▼▼▼
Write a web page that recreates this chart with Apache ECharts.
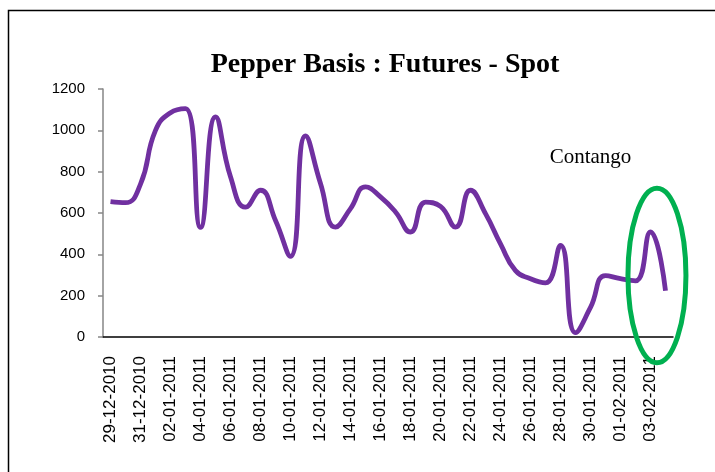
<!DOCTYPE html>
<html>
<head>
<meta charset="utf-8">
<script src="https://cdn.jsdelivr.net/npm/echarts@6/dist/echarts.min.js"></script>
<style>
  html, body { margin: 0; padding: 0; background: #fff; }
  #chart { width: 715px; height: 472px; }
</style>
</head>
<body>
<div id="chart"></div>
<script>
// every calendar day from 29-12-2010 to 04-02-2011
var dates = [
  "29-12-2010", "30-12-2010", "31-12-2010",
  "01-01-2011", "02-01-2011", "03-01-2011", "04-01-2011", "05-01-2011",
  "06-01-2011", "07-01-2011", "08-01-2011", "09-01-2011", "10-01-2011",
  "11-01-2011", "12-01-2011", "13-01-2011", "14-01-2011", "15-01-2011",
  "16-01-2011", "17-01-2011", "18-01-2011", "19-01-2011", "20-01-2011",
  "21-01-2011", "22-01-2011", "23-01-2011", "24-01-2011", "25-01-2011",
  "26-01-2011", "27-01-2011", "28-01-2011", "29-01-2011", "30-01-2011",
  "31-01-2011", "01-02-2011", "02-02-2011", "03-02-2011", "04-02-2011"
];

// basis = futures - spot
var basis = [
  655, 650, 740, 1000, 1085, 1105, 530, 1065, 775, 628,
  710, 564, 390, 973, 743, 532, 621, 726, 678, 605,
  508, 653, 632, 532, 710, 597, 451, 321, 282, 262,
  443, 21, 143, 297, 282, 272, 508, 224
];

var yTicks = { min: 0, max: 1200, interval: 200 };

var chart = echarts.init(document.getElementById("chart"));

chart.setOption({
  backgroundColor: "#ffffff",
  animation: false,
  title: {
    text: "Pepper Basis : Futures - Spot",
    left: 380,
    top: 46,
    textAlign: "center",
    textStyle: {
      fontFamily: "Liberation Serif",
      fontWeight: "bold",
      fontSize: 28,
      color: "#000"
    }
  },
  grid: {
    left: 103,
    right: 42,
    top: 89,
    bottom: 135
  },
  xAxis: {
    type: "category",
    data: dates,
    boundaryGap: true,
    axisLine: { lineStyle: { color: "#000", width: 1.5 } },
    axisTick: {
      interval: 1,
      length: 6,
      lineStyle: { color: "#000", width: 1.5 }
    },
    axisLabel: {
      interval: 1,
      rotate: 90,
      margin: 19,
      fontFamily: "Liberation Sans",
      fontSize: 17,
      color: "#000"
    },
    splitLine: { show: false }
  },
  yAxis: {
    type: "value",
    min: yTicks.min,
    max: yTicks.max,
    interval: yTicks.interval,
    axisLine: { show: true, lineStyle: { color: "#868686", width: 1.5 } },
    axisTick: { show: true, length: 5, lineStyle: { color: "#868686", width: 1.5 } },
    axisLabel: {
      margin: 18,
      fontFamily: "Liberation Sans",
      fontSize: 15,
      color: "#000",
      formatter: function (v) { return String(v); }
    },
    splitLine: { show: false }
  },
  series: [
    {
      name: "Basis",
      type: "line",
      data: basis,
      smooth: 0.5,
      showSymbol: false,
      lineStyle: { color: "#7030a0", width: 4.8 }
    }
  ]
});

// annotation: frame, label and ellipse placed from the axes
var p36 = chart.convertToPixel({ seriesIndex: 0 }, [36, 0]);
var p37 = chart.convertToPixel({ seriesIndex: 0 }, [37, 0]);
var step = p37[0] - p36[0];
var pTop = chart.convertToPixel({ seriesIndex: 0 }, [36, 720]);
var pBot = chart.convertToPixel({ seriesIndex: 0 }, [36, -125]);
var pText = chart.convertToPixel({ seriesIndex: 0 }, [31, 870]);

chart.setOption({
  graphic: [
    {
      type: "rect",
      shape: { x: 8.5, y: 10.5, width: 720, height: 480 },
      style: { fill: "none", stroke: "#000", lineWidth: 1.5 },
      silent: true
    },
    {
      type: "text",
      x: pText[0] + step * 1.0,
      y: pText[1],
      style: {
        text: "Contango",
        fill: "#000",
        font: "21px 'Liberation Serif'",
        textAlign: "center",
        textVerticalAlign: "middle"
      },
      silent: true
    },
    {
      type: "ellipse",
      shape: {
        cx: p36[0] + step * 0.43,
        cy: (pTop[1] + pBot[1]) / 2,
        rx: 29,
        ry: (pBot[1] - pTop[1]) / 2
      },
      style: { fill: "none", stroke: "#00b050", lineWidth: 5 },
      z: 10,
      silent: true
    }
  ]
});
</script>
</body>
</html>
▲▲▲
**To do**. Exclude the images and reproduce the remaining data exactly.

**Output below**.
Write a web page that recreates this chart with Apache ECharts.
<!DOCTYPE html>
<html>
<head>
<meta charset="utf-8">
<script src="https://cdn.jsdelivr.net/npm/echarts@6/dist/echarts.min.js"></script>
<style>
  html, body { margin: 0; padding: 0; background: #fff; }
  #chart { width: 715px; height: 472px; }
</style>
</head>
<body>
<div id="chart"></div>
<script>
// every calendar day from 29-12-2010 to 04-02-2011
var dates = [
  "29-12-2010", "30-12-2010", "31-12-2010",
  "01-01-2011", "02-01-2011", "03-01-2011", "04-01-2011", "05-01-2011",
  "06-01-2011", "07-01-2011", "08-01-2011", "09-01-2011", "10-01-2011",
  "11-01-2011", "12-01-2011", "13-01-2011", "14-01-2011", "15-01-2011",
  "16-01-2011", "17-01-2011", "18-01-2011", "19-01-2011", "20-01-2011",
  "21-01-2011", "22-01-2011", "23-01-2011", "24-01-2011", "25-01-2011",
  "26-01-2011", "27-01-2011", "28-01-2011", "29-01-2011", "30-01-2011",
  "31-01-2011", "01-02-2011", "02-02-2011", "03-02-2011", "04-02-2011"
];

// basis = futures - spot
var basis = [
  655, 650, 740, 1000, 1085, 1105, 530, 1065, 775, 628,
  710, 564, 390, 973, 743, 532, 621, 726, 678, 605,
  508, 653, 632, 532, 710, 597, 451, 321, 282, 262,
  443, 21, 143, 297, 282, 272, 508, 224
];

var yTicks = { min: 0, max: 1200, interval: 200 };

var chart = echarts.init(document.getElementById("chart"));

chart.setOption({
  backgroundColor: "#ffffff",
  animation: false,
  title: {
    text: "Pepper Basis : Futures - Spot",
    left: 380,
    top: 46,
    textAlign: "center",
    textStyle: {
      fontFamily: "Liberation Serif",
      fontWeight: "bold",
      fontSize: 28,
      color: "#000"
    }
  },
  grid: {
    left: 103,
    right: 42,
    top: 89,
    bottom: 135
  },
  xAxis: {
    type: "category",
    data: dates,
    boundaryGap: true,
    axisLine: { lineStyle: { color: "#000", width: 1.5 } },
    axisTick: {
      interval: 1,
      length: 6,
      lineStyle: { color: "#000", width: 1.5 }
    },
    axisLabel: {
      interval: 1,
      rotate: 90,
      margin: 19,
      fontFamily: "Liberation Sans",
      fontSize: 17,
      color: "#000"
    },
    splitLine: { show: false }
  },
  yAxis: {
    type: "value",
    min: yTicks.min,
    max: yTicks.max,
    interval: yTicks.interval,
    axisLine: { show: true, lineStyle: { color: "#868686", width: 1.5 } },
    axisTick: { show: true, length: 5, lineStyle: { color: "#868686", width: 1.5 } },
    axisLabel: {
      margin: 18,
      fontFamily: "Liberation Sans",
      fontSize: 15,
      color: "#000",
      formatter: function (v) { return String(v); }
    },
    splitLine: { show: false }
  },
  series: [
    {
      name: "Basis",
      type: "line",
      data: basis,
      smooth: 0.5,
      showSymbol: false,
      lineStyle: { color: "#7030a0", width: 4.8 }
    }
  ]
});

// annotation: frame, label and ellipse placed from the axes
var p36 = chart.convertToPixel({ seriesIndex: 0 }, [36, 0]);
var p37 = chart.convertToPixel({ seriesIndex: 0 }, [37, 0]);
var step = p37[0] - p36[0];
var pTop = chart.convertToPixel({ seriesIndex: 0 }, [36, 720]);
var pBot = chart.convertToPixel({ seriesIndex: 0 }, [36, -125]);
var pText = chart.convertToPixel({ seriesIndex: 0 }, [31, 870]);

chart.setOption({
  graphic: [
    {
      type: "rect",
      shape: { x: 8.5, y: 10.5, width: 720, height: 480 },
      style: { fill: "none", stroke: "#000", lineWidth: 1.5 },
      silent: true
    },
    {
      type: "text",
      x: pText[0] + step * 1.0,
      y: pText[1],
      style: {
        text: "Contango",
        fill: "#000",
        font: "21px 'Liberation Serif'",
        textAlign: "center",
        textVerticalAlign: "middle"
      },
      silent: true
    },
    {
      type: "ellipse",
      shape: {
        cx: p36[0] + step * 0.43,
        cy: (pTop[1] + pBot[1]) / 2,
        rx: 29,
        ry: (pBot[1] - pTop[1]) / 2
      },
      style: { fill: "none", stroke: "#00b050", lineWidth: 5 },
      z: 10,
      silent: true
    }
  ]
});
</script>
</body>
</html>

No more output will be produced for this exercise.